Most events in our surroundings can be perceived through multiple sensory modalities. An approaching train, for instance, can be seen, heard, and possibly even felt through vibrations of the ground. These different sensory signals have to be combined into one coherent multimodal percept of the environment. An important cue that is thought to aid the correct combination of information across separate sensory channels is perceived synchrony (Spence & Squire,
2003). In particular, it has been shown that multimodal interactions are strongest when stimuli are presented simultaneously or close in time (within a temporal window of about 100 ms) and get weaker as the temporal discrepancy between stimuli increases (Bresciani, Dammeier, & Ernst,
2006; Fendrich & Corballis,
2001; Morein-Zamir, Soto-Faraco, & Kingstone,
2003; Shams, Kamitani, & Shimojo,
2002). As is most evident in the case of audio-visual stimuli, perceived synchrony and physical synchrony differ considerably: light and sound stimuli not only differ in their physical propagation velocity, but they also have different transduction and processing times (see, i.e., Allison, Matsumiya, Goff, & Goff,
1977; King,
2005; Spence & Squire,
2003). This difference is captured by measuring the asynchrony necessary to perceive two stimuli to be synchronous, defined as the Point of Subjective Simultaneity (PSS).
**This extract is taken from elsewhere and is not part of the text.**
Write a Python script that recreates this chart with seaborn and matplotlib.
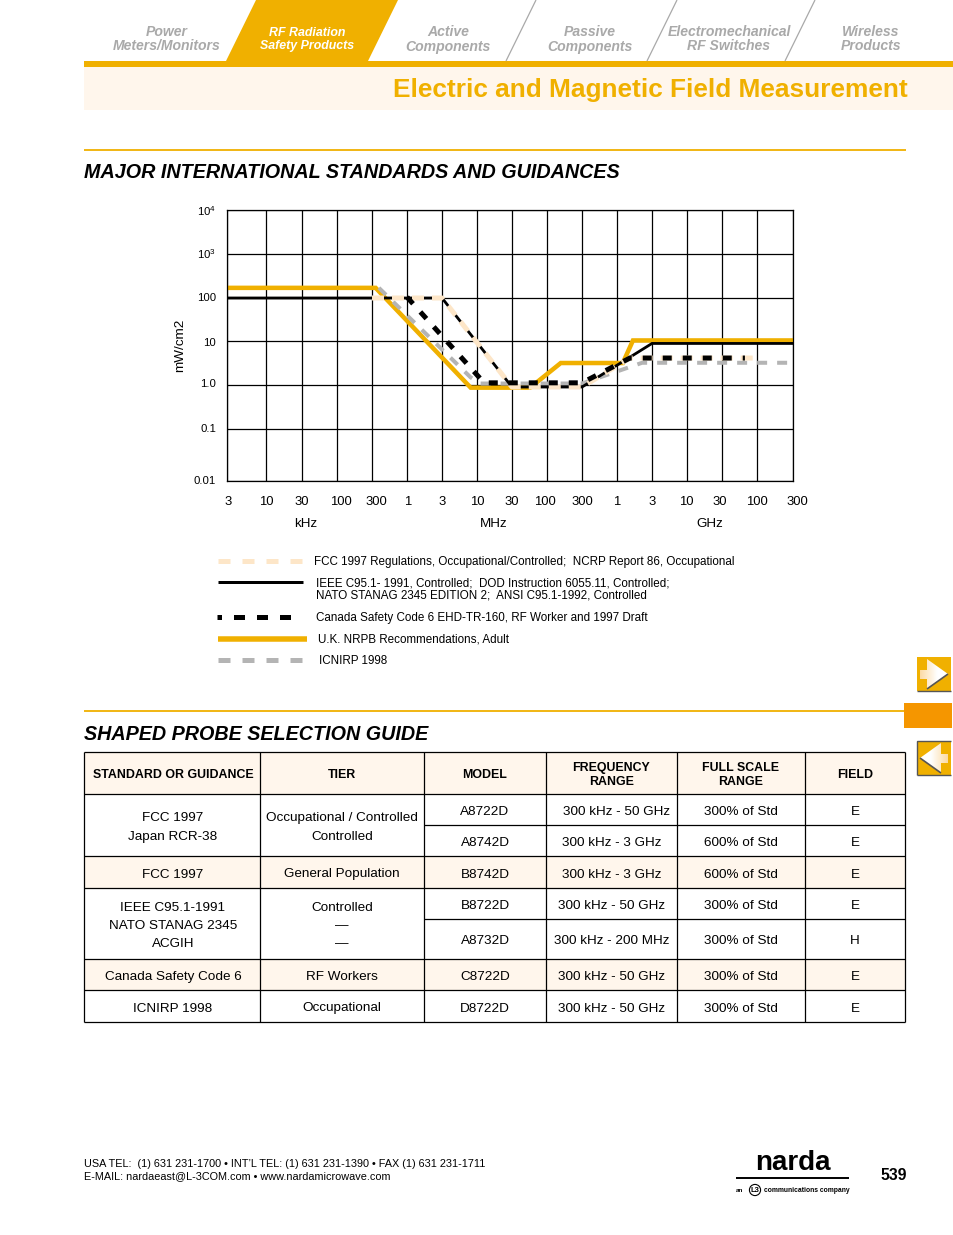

It has been shown that the PSS for multimodal stimuli can differ significantly depending on the conditions of stimulation (i.e., Zampini, Shore, & Spence,
2003) and it is also affected by adaptation. Evidence for such a flexibility has recently been provided by a host of studies reporting that the perception of temporal order and simultaneity can be recalibrated for audio-visual (Fujisaki, Shimojo, Kashino, & Nishida,
2004; Hanson, Heron, & Whitaker,
2008; Harrar & Harris,
2005,
2008; Heron, Whitaker, McGraw, & Horoshenkov,
2007; Vatakis, Navarra, Soto-Faraco, & Spence,
2007; Vroomen, Keetels, de Gelder, & Bertelson,
2004), audio-tactile (Hanson et al.,
2008), and visual-tactile (Hanson et al.,
2008; Keetels & Vroomen,
2008; Takahashi, Saiki, & Watanabe,
2008) stimuli. The basic paradigm in these studies is to measure observers' perception of cross-modal simultaneity before and after they have been exposed for several minutes to a constant temporal discrepancy between the stimuli in two modalities. The repeated presentation of the same stimulus pair might increase the tendency of the participants to perceive the visual and the auditory signals to be related. In other words, the repeated exposure increases the probability that the two signals were in fact produced by the same external event (“unity assumption,” Welch & Warren,
1980) and were therefore produced in synchrony. In this case, the asynchrony between the signals is likely due to some temporal bias (i.e., the difference in propagation velocity) and its effect should be reduced to a minimum. Consistently, results indicate that after exposure to asynchronous stimuli perception of simultaneity changes such that the asynchrony is perceived to be less. In other words, observers tend to perceptually realign the asynchronous stimuli during exposure. It is not clear, however, how such a recalibration is achieved.